1 Sam. 15:33 “…Y Samuel despedazó a Agag delante del SEÑOR en Gilgal”
Obedecer los mandamientos del Señor no es nada fácil. Bueno, la verdad es que Rashì nos ha enseñado que no son mandamientos. Son encargos. Y todo para que nos vaya bien. Pero como nuestra naturaleza está caída, nadie quiere que le vaya bien. Continuamente buscamos el peligro y es donde sufrimos las consecuencias de nuestras malas acciones.
Y, como Saúl, muchas veces perdemos el rumbo y las bendiciones que el Señor tiene para nosotros. Claro, somos muy buenos para justificarnos. Pero no hay excusa mis amables lectores, no hay excusa. Desde que nuestros padres Adán y Eva comieron del árbol prohibido hemos estado siguiendo esas huellas. Nos comemos el fruto prohibido cada vez que tenemos oportunidad.
Un adulterio, una mentira, un engaño, un robo y muchas cosas más.
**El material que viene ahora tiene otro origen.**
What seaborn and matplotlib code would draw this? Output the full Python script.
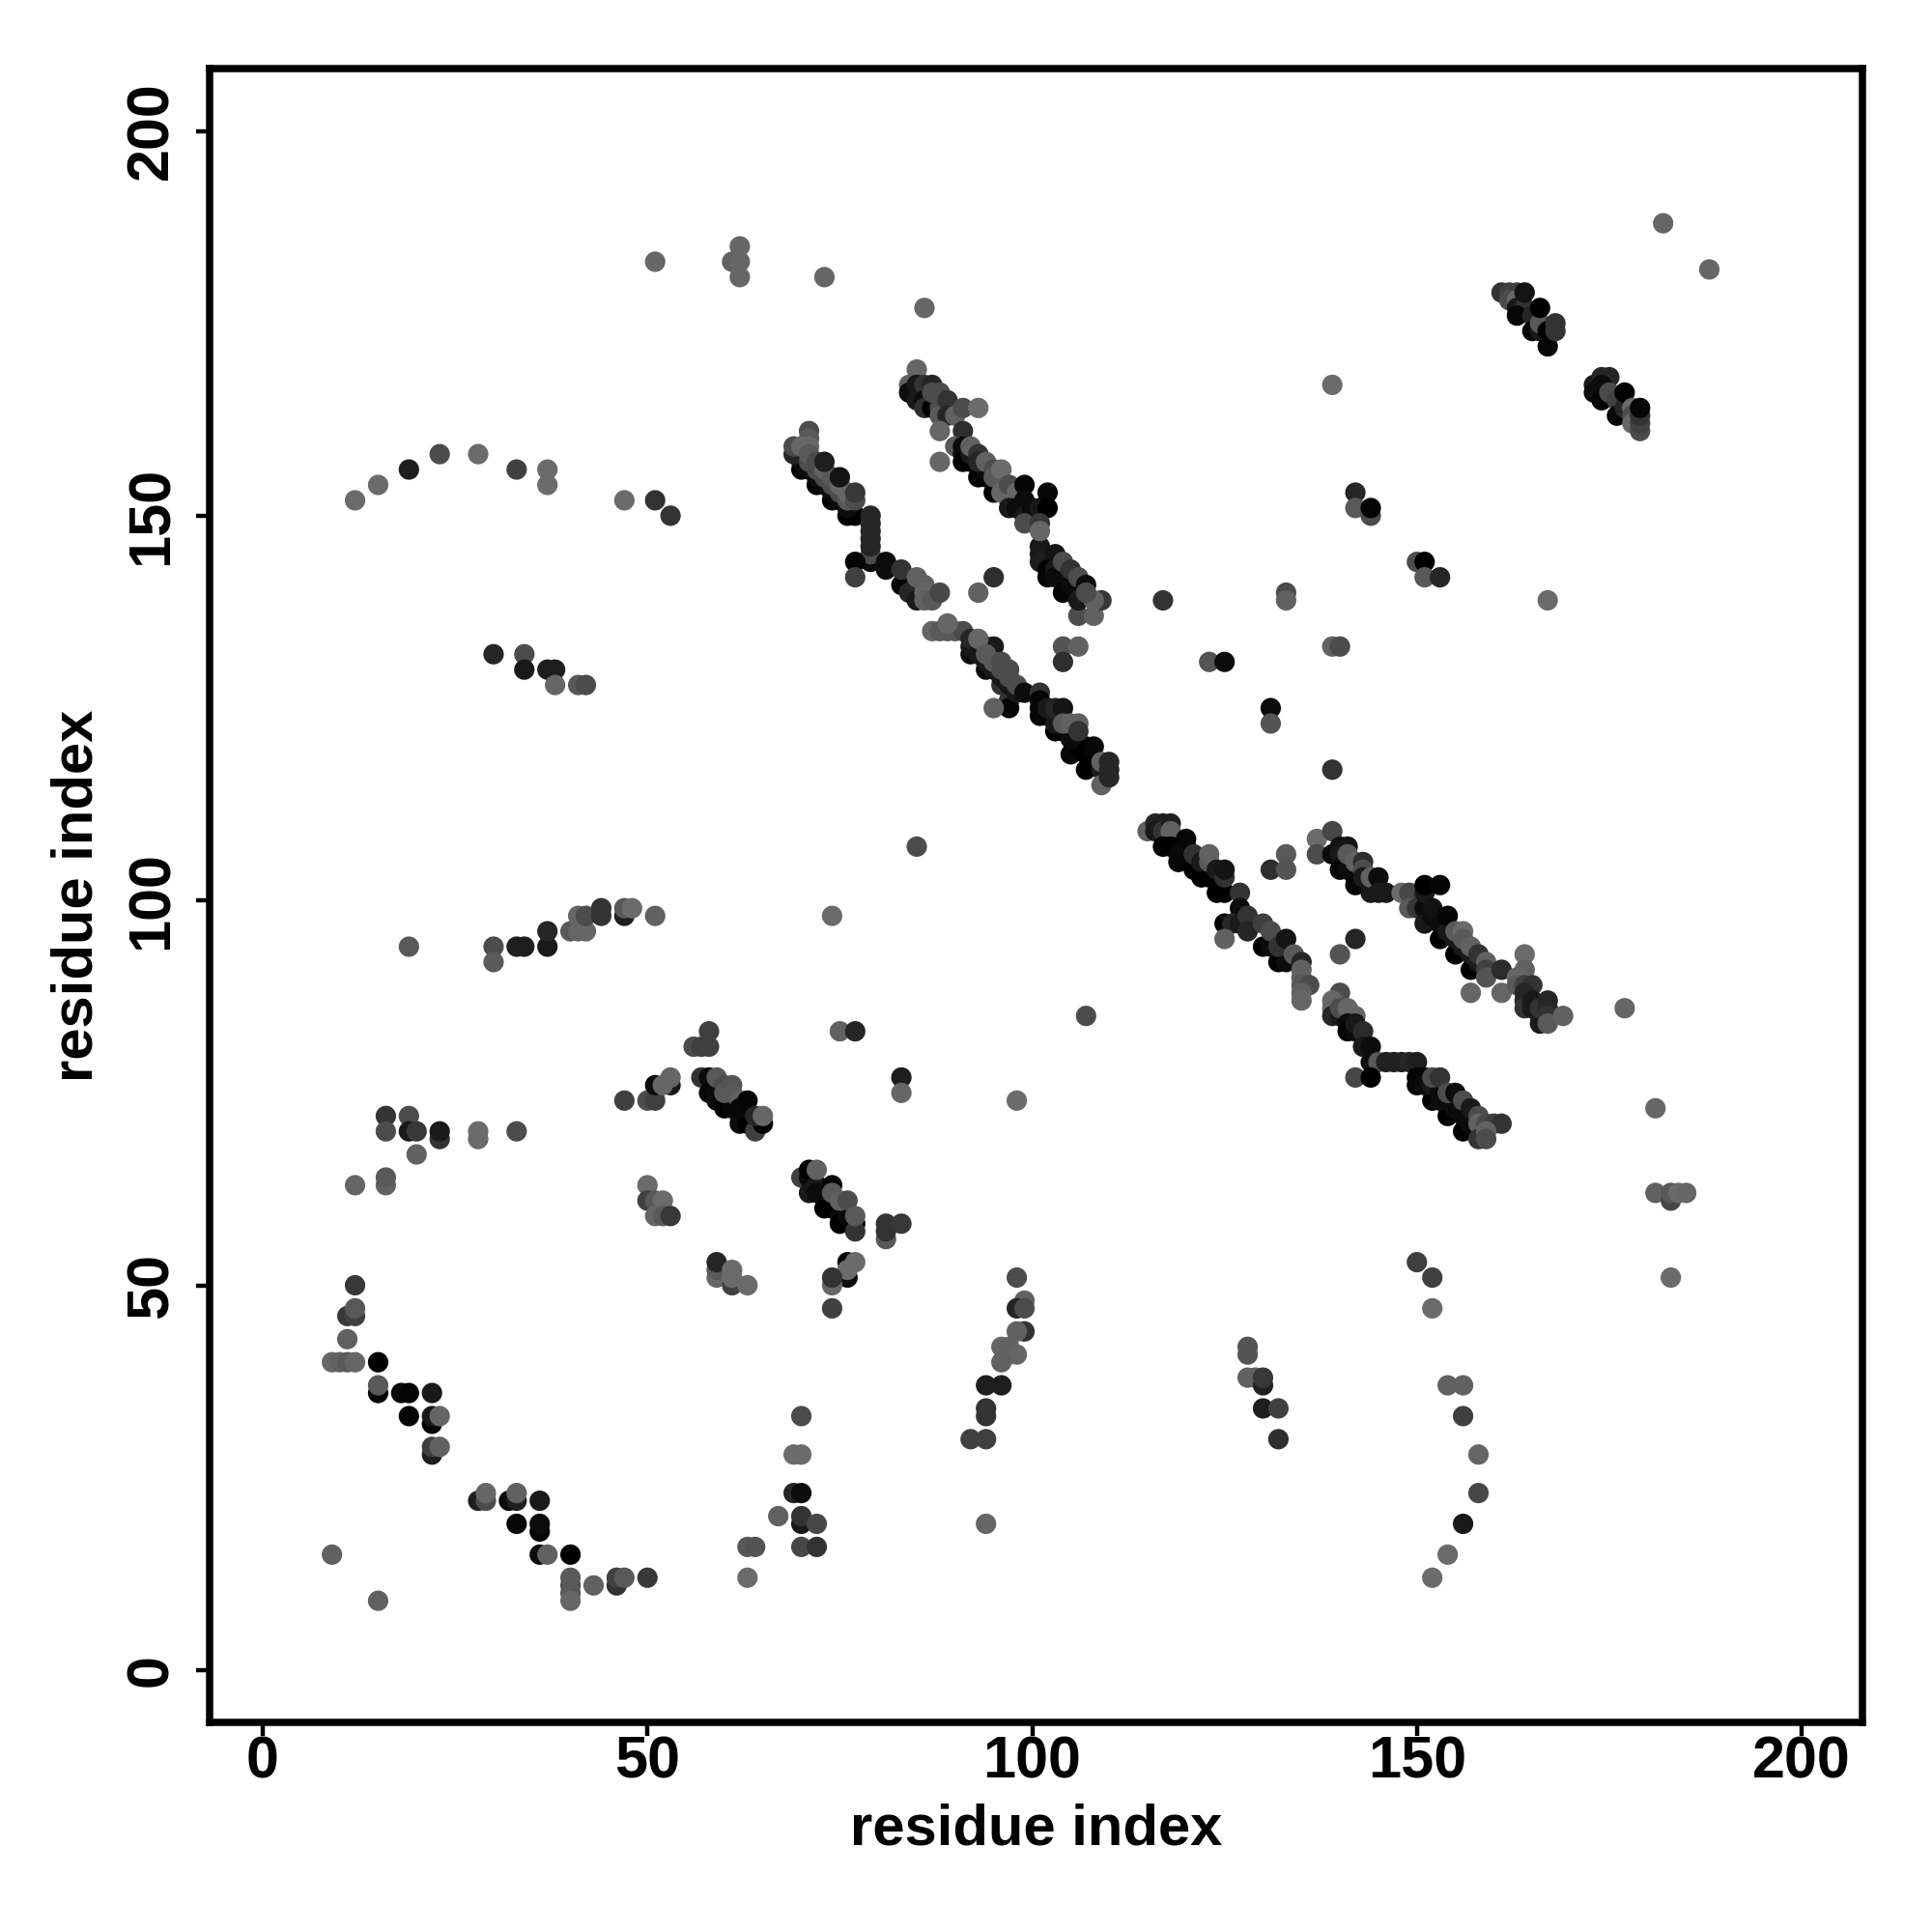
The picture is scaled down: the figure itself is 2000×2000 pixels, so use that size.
# contact map, residue index vs residue index
import matplotlib
matplotlib.use("Agg")
import matplotlib.pyplot as plt
import pandas as pd
import seaborn as sns

# every point is (residue x, residue y, grey level)
top_points = [(51,183,.4),(61,183,.38),(62,183,.4),(62,185,.4),(62,181,.4),(73,181,.4),(86,177,.4),
              (182,188,.4),(188,182,.4),(139,167,.42),(167,139,.42)]
arc_150 = [(12,152,.42),(15,154,.42),(19,156,.12),(23,158,.3),(28,158,.42),(33,156,.25),(37,156,.42),
           (37,154,.42),(47,152,.42),(51,152,.2),(53,150,.2)]
group_130 = [(30,132,.15),(34,132,.3),(34,130,.1),(37,130,.12),(38,130,.12),(38,128,.4),(41,128,.35),(42,128,.3)]
group_95 = [(19,94,.35),(30,94,.3),(30,92,.35),(33,94,.12),(34,94,.12),(37,94,.1),(37,96,.15),(40,96,.35),
            (41,96,.4),(42,96,.4),(41,98,.4),(42,98,.3),(44,98,.2),(44,99,.2),(47,98,.12),(47,99,.35),
            (48,99,.42),(51,98,.38),(74,98,.42),(85,107,.3)]

band_a = [(70,156,0),(72,154,0),(74,152,0),(76,150,0),(77,150,0),(70,157,.05),(71,156,.05),(72,155,.05),
          (73,154,.05),(74,153,.05),(75,152,.05),(76,151,.05),(69,158,.15),(71,157,.3),(72,156,.3),
          (73,155,.3),(74,154,.3),(75,153,.3),(76,152,.35),(71,161,.3),(71,160,.35),(71,159,.4),(69,159,.3),
          (70,159,.4),(71,158,.35),(72,157,.3),(73,156,.38),(74,155,.35),(75,154,.4),(76,153,.4),
          (73,157,.12),(75,155,.08),(77,152,.3),(77,153,.22),
          (79,144,.05),(79,145,.3),(79,146,.15),(79,147,.15),(79,148,.15),(79,149,.15),(79,150,.15),
          (77,144,.02),(77,142,.25),(81,143,.05),(81,144,.05),(83,141,.03),(84,140,.15),(83,143,.2),(85,139,.1),
          (85,142,.38),(86,141,.38),(86,140,.4),(86,139,.38),(87,139,.35),(88,140,.28),(95,142,.18),(93,140,.38)]

band_b = [(87,135,.4),(88,135,.35),(89,135,.35),(90,135,.35),(91,135,.3),(89,136,.4),
          (92,132,.05),(94,130,.02),(96,128,.2),(97,126,.2),(97,125,.02),(95,125,.38),
          (92,133,.1),(92,134,.15),(93,132,.1),(94,131,.1),(95,130,.1),(96,129,.1),(97,128,.1),(98,127,.1),
          (94,133,.2),(95,133,.1),(93,134,.4),(94,132,.35),(95,131,.35),(96,131,.3),(96,130,.3),(97,130,.3),
          (97,129,.3),(98,128,.3),(99,127,.05),(101,127,.2),
          (101,126,.02),(101,124,.02),(103,122,0),(105,119,.03),(107,117,0),(107,120,0),(102,124,.02),(104,122,.02),
          (106,120,0),(108,118,0),(101,125,.02),(102,125,.1),(103,123,.1),(105,121,.05),(107,119,0),(109,117,.1),
          (103,125,.15),(104,125,.08),(104,123,.35),(105,123,.38),(106,123,.38),(106,122,.2),(108,120,.03),
          (109,115,.38),(109,118,.38),(110,118,.15),(110,117,.15),(110,116,.15),
          (104,133,.33),(106,133,.38),(104,131,.18),(106,137,.3),(108,137,.38),(109,139,.22),(117,139,.2)]

band_c = [(101,146,.1),(101,145,.1),(101,144,.12),(103,145,.08),(102,143,.02),(102,142,.02),(103,143,.1),(104,142,.05),
          (103,142,.05),(104,140,.02),(105,141,.05),(106,140,.05),(104,144,.3),(105,143,.2),(106,142,.3),(107,141,.05),
          (106,139,.1),(108,139,.38),(107,140,.3)]

band_d = [(85,169,.4),(84,167,.38),(84,166,.05),(85,167,.1),(85,165,.1),(86,167,.2),(87,167,.15),(86,165,.05),
          (86,164,.18),(87,164,0),(87,166,.3),(88,166,.3),(88,164,.3),(88,163,.35),(89,165,.2),(89,163,.15),
          (90,163,.38),(91,164,.3),(93,164,.42),(88,161,.4),(91,161,.18),(90,159,.35),(91,159,.05),(91,158,.05),
          (92,157,.02),(93,155,0),(91,157,0),(92,158,.1),(94,155,.02),(95,153,0),(94,156,.05),(96,154,.02),
          (97,152,.1),(97,153,.05),(98,152,.05),(92,159,.38),(93,158,.2),(93,157,.15),(94,157,.38),(95,156,.3),
          (95,155,.35),(96,153,.4),(96,156,.42),(97,154,.3),(88,157,.4),(98,153,.4),(99,154,.02),(97,151,.1),
          (98,151,.05),(99,152,.05),(99,150,.1),(100,151,.05),(100,150,.05),(101,151,.1),(102,153,.03),(102,151,0),
          (99,149,.3),(101,149,.22),(101,148,.4)]

scatter_mid = [(133,140,.3),(133,139,.38),(123,131,.33),(125,131,.05),(139,133,.38),(140,133,.3),(131,125,.05),
               (131,123,.33),(139,117,.2),(142,153,.15),(142,151,.35),(144,150,.3),(144,151,.02),(150,144,.3),
               (151,144,0),(151,142,.35),(153,142,.15)]

band_e = [(115,109,.38),(116,110,.15),(117,110,.12),(116,109,.1),(117,109,.2),(118,110,.12),(118,109,.38),
          (117,107,0),(118,107,0),(119,105,.03),(119,106,.03),(120,107,.05),(120,108,.03),(121,104,0),(121,106,.2),
          (122,103,0),(122,105,.1),(123,103,0),(123,105,.35),(123,106,.38),(124,101,0),(124,103,0),(124,104,.1),(125,101,0),
          (125,103,.2),(125,104,.08),(127,101,.2),
          (127,99,.05),(125,97,.03),(126,97,.15),(127,97,.1),(125,95,.38),(128,98,.2),(128,96,.15),
          (130,94,0),(132,92,0),(131,94,.05),(133,92,.05),(130,97,.25),(131,96,.3),(132,94,.2),(133,95,.08),(134,93,.35),
          (135,92,.15),(135,91,.38),(135,90,.38),(135,89,.35),(136,89,.3),(135,88,.38),(135,87,.4),
          (131,104,.18),(133,106,.35),(133,104,.33),(142,95,.15),(140,93,.33)]

band_f = [(137,108,.42),(137,106,.3),(139,109,.28),(139,106,.05),(140,107,.07),(141,107,.08),(140,106,.1),
          (140,104,.03),(141,104,.05),(141,106,.35),(142,103,.05),(142,102,.02),(142,105,.38),(143,105,.18),(143,104,.3),
          (143,103,.1),(144,101,.1),(144,103,.38),(145,103,.05),(145,101,.1),(146,101,.1),
          (148,101,.42),(149,101,.28),(149,99,.35),(150,99,.22),(151,99,.05),(151,97,.1),(152,98,.05),
          (153,95,0),(155,93,0),(157,91,0),(153,97,.05),(154,96,.1),(155,95,.1),(156,94,.1),
          (157,93,.1),(158,92,.1),(151,101,.1),(151,102,0),(153,102,.02),(152,99,.07),(154,98,.02),(155,96,.35),
          (156,96,.42),(156,95,.35),(157,94,.38),(158,93,.2),(159,92,.38),(159,91,.25),(159,90,.33),(161,91,.17),
          (157,88,.4),(161,88,.4)]

band_g = [(164,93,.42),(164,91,.38),(163,90,.4),(163,89,.35),(164,89,.25),(165,89,.2),(164,88,.15),(164,87,.15),
          (164,86,.2),(165,87,.1),(165,86,.1),(166,85,.1),(166,84,.1),(166,86,.2),(167,87,.15),(167,86,.15),
          (167,85,.2),(167,84,.35),(169,85,.38)]

band_h = [(140,88,.3),(139,87,.4),(139,86,.4),(139,85,.15),(140,85,.1),(140,86,.3),(141,86,.4),(142,85,.4),
          (141,84,.05),(141,83,.02),(142,83,.05),(142,84,.1),(143,83,.17),(143,81,.1),(144,81,.05),(144,79,.05),
          (145,79,.35),(146,79,.13),(147,79,.13),(148,79,.13),(149,79,.15),(150,79,.12),
          (142,77,.28),(144,77,0),(150,77,.02),(150,76,.02),(151,77,.02),(152,74,0),(154,72,0),
          (156,70,0),(151,76,.05),(152,76,.1),(153,75,.05),(154,74,.05),(155,73,.05),(156,72,.05),(157,71,.05),
          (152,77,.3),(153,77,.2),(153,74,.05),(154,75,.3),(155,75,.05),(156,74,.3),(157,73,.1),(158,72,.3),
          (158,71,.38),(159,71,.3),(160,71,.25),(161,71,.2),(158,69,.2),(159,70,.38),(159,69,.3)]

right_lower = [(177,86,.4),(181,73,.4),(181,62,.38),(183,61,.28),(183,62,.35),(184,62,.42),(185,62,.4),(183,51,.42),
               (107,85,.3),(98,74,.42),(150,53,.25),(152,51,.25),(152,47,.42),
               (128,42,.33),(128,41,.33),(128,38,.38),(129,38,.38),(130,37,.13),(130,38,.22),(130,34,.12),(132,34,.25),(132,30,.18),
               (154,37,.38),(156,37,.38),(156,33,.25),(158,28,.4),(158,23,.28),(156,19,.1),(154,15,.42),(152,12,.42)]

arc_mid = [(98,51,.3),(99,48,.38),(98,47,.15),(99,47,.3),(99,44,.2),(98,44,.38),(96,42,.4),(97,42,.38),(97,41,.38),
           (98,41,.4),(96,40,.38),(96,37,.12),(94,37,.12),(94,34,.2),(94,33,.2),(92,30,.25),(94,30,.25),(94,19,.4)]

arc_low = [(12,50,.22),(11,46,.22),(12,46,.25),(12,47,.35),(11,43,.38),(9,40,.4),(10,40,.38),(11,40,.35),(12,40,.4),
           (15,40,0),(15,36,.02),(15,37,.35),(18,36,.05),(19,36,.02),(22,36,.1),(19,33,.02),(22,32,.02),(22,33,.1),(23,33,.4),
           (22,28,.12),(22,29,.25),(23,29,.38),(28,22,.12),(29,22,.3),(29,23,.4),(32,22,.05),(33,22,.12),(33,23,.38),
           (36,22,.1),(33,19,.03),(36,18,.03),(36,19,.05),(36,15,.05),(37,15,.38),(40,15,0),(40,11,.3),(40,12,.35),
           (40,10,.35),(40,9,.4),(43,11,.38),(46,11,.2),(46,12,.25),(47,12,.35),(50,12,.22),(9,15,.38),(15,9,.38),
           (63,16,.35),(64,16,.33),(63,12,.42),(67,20,.38),(69,23,.15),(70,23,.05),(69,28,.42),(70,28,.42),(70,33,.3),
           (70,19,.1),(70,20,.2),(72,19,.28),(70,16,.28),(72,16,.2)]

group_70 = [(16,72,.2),(16,70,.3),(19,72,.3),(19,70,.1),(20,70,.22),(23,69,.2),(23,70,.1),(28,69,.42),(28,70,.42),
            (33,70,.3),(20,67,.38),(12,63,.4),(16,63,.38),(16,64,.35),(50,63,.42),(50,61,.25),(51,61,.35),(52,61,.42),
            (51,59,.4),(52,59,.35),(53,59,.22),(59,51,.4),(59,52,.35),(59,53,.15),(61,50,.25),(61,51,.42),(61,52,.42),
            (63,50,.42),(76,51,.05),(76,53,.02),(76,52,.42),(77,53,.42),(74,50,.4),(74,51,.2),(74,47,.25),
            (81,56,.35),(81,57,.2),(81,58,.2),(83,58,.22)]

band_57 = [(47,74,.25),(50,74,.3),(51,74,.25),(51,76,.05),(53,76,.1),(52,76,.4),(53,77,.4),
           (56,81,.3),(57,81,.25),(58,81,.25),(58,83,.25),(75,83,.38),(77,83,.15),(83,77,.12),(83,75,.4),
           (57,77,.2),(58,77,.05),(58,75,.02),(59,75,.05),(59,74,.05),(60,73,0),(61,73,.03),(62,72,.03),(62,71,.05),
           (63,72,.05),(63,71,0),(64,70,.25),(65,71,0),(59,77,.35),(60,76,.3),(60,75,.35),(61,76,.33),(61,75,.35),
           (62,74,.38),(62,73,.03),(63,74,.02),(64,72,.15),(65,72,.4)]

band_70 = [(70,64,.25),(71,64,.05),(71,62,.1),(71,65,0),(72,63,.1),(72,62,.05),(73,62,.05),(73,60,0),(74,60,0),
           (75,59,.05),(75,58,0),(76,59,.05),(77,58,0),(77,57,.2),(72,65,.38),(74,63,0),(74,62,.35),(75,61,.38),
           (76,61,.3),(77,59,.35)]

band_161 = [(161,179,.2),(162,179,.25),(163,179,.25),(162,178,.3),(163,178,.4),(163,177,.1),(164,177,.2),(163,176,.03),(165,176,.15),
            (164,179,.08),(165,174,.02),(166,174,.1),(166,175,.35),(166,177,0),(167,174,0),(167,172,.03),(168,175,.2),(168,174,.2)]
band_173 = [(173,167,.1),(173,166,.05),(174,168,.15),(175,168,.15),(174,167,.05),(174,165,.02),(175,166,.3),(176,165,.25),
            (176,163,.03),(177,164,.15),(177,166,0),(178,164,.42),(178,163,.3),(178,162,.4),(179,161,.3),(179,162,.25),
            (179,163,.2),(179,164,.02)]

groups = [top_points, arc_150, group_130, group_95, band_a, band_b, band_c, band_d, scatter_mid, band_e, band_f,
          band_g, band_h, right_lower, arc_mid, arc_low, group_70, band_57, band_70, band_161, band_173]
x_ticks = [0, 50, 100, 150, 200]

rows = [p for g in groups for p in g]
data = pd.DataFrame(rows, columns=["x", "y", "grey"])

sns.set_theme(style="white")
plt.rcParams["font.family"] = ["Liberation Sans", "DejaVu Sans"]
plt.rcParams["text.color"] = "black"
plt.rcParams["axes.labelcolor"] = "black"
plt.rcParams["xtick.color"] = "black"
plt.rcParams["ytick.color"] = "black"

fig = plt.figure(figsize=(10, 10), dpi=200)
ax = fig.add_axes([0.1085, 0.1085, 0.8555, 0.856])

sns.scatterplot(data=data, x="x", y="y", hue="grey", palette="gray", hue_norm=(0, 1),
                s=58, linewidth=0, legend=False, ax=ax)

ax.set_xlim(-6.9, 207.9)
ax.set_ylim(-6.8, 208.1)
ax.set_xticks(x_ticks)
ax.set_yticks(x_ticks)
ax.tick_params(axis="x", length=5, width=1.6, pad=0, bottom=True)
ax.tick_params(axis="y", length=5, width=1.6, pad=6, left=True)
for lab in ax.get_xticklabels():
    lab.set_fontsize(22)
    lab.set_fontweight("bold")
for lab in ax.get_yticklabels():
    lab.set_fontsize(22)
    lab.set_fontweight("bold")
    lab.set_rotation(90)
    lab.set_va("center")
for side in ax.spines.values():
    side.set_linewidth(2.7)
    side.set_color("black")

ax.set_xlabel("residue index", fontsize=21.5, fontweight="bold", labelpad=4.5)
ax.set_ylabel("residue index", fontsize=21.5, fontweight="bold", labelpad=8)

fig.savefig("out.png", dpi=200)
Eso fue lo que provocó que Saúl perdiera el reino. Era un regalo de Dios para su vida pero él no quiso ceñirse a las condiciones divinas. Y ahora Saúl es el prototipo del soberbio y arrogante que no quiso ser el hombre que Dios quería que fuera.
¿Y qué de nosotros? Estamos en iguales condiciones. Bendito Jesús, como dijo Pablo, que nos justifica y nos perdona a cada instante. De otra manera quizá Dios ya se hubiera ocupado de nuestras vidas.
Sin embargo tenemos algo que hacer: acabar con el Agag que vive dentro de nosotros. No darle oportunidad de que viva y estorbe nuestra relación con Dios. Ese Agag que vive tan tranquilo dentro de las cavernas de nuestra alma. Tal como estaba en los recintos del palacio de Saúl, cuando lo mandó traer Samuel, pensó que era para invitarlo a cenar. Iba contento, feliz de haber sobrevivido a una batalla en donde el pueblo de Israel había acabado con mucha gente, él había salvado la vida. Y ahora el profeta más grande de Israel lo envía a llamar. Su sonrisa no cabe en su rostro. Sus ojos brillan de emoción. Y en sus pensamientos lleva el optimismo de que el peligro ya había pasado. Si el rey lo perdonó, cuánto más el profeta.
Pero se equivocó. Samuel lo espera no con una taza de té sino con su espada en mano y en un par de líneas la Biblia declara una acción valerosa y valiente que tuvo que impresionar a todos los que estaban observando la escena. Porque se necesitaba una fuerza inaudita y violenta para despedazar a un hombre. Nosotros lo leemos por sobre el papel, pero la acción tuvo que ser todo un espectáculo. Ver al profeta cortar en pedazos a un ser humano como si fuera un trozo de madera. Verlo lleno de ira y emoción, con sus manos agarrotadas al mango de su espada destruyendo al hombre que había ofendido al Dios de Israel. Lo que Saúl no quiso cumplir, Samuel lo hizo para agradar a su Dios y darnos el ejemplo de lo que se nos pide a nosotros.
En la Escritura dice algo así: “Acabarás con Amalec totalmente. Destruirás todo lo que tiene. No lo dejarás con vida. Y este mandamiento será por generaciones”.
Pero seamos francos: no lo hemos logrado. Amalec sigue vivito y coleando, Haciéndonos la vida imposible. Sus emisarios todavía nos hacen doblar las rodillas convirtiéndonos en sus esclavos.
Es ese programa de televisión que no veríamos en compañía de otros hermanos. Son esas pláticas que no tendríamos en la iglesia. Es esa mirada lujuriosa que le damos a la señora que pasa frente a nosotros, el chisme que quema nuestras bocas, el odio y el rencor en el corazón de la esposa que no se siente amada por su hombre, el dolor escondido de haber sido abusada desde niña y ahora tiene miedo a amar. Agag sigue destruyendo sueños, ilusiones y esperanzas. Agag sigue dañando nuestra fe en los demás cuando logra que nos traicionen, que nos causen dolor y amarguras.
Necesitamos entonces, como Samuel, tomar la espada afilada de la Palabra para despedazarlo. Para hacerlo añicos y liberarnos de ese peso que nos agobia. Cortar en pedazos ese mal que nos asedia a cada instante. Estar vigilantes ante la amenaza de esos sentimientos de rechazo, de rencor y elitismo. En una palabra: Agag está presente aun en las sillas de las iglesias esperando a dar el zarpazo para dañar nuestra reputación y testimonio. Tenemos que ser valientes y forzarnos como Samuel, a no tener misericordia ni empatía con ese poder maligno que busca como destruirnos.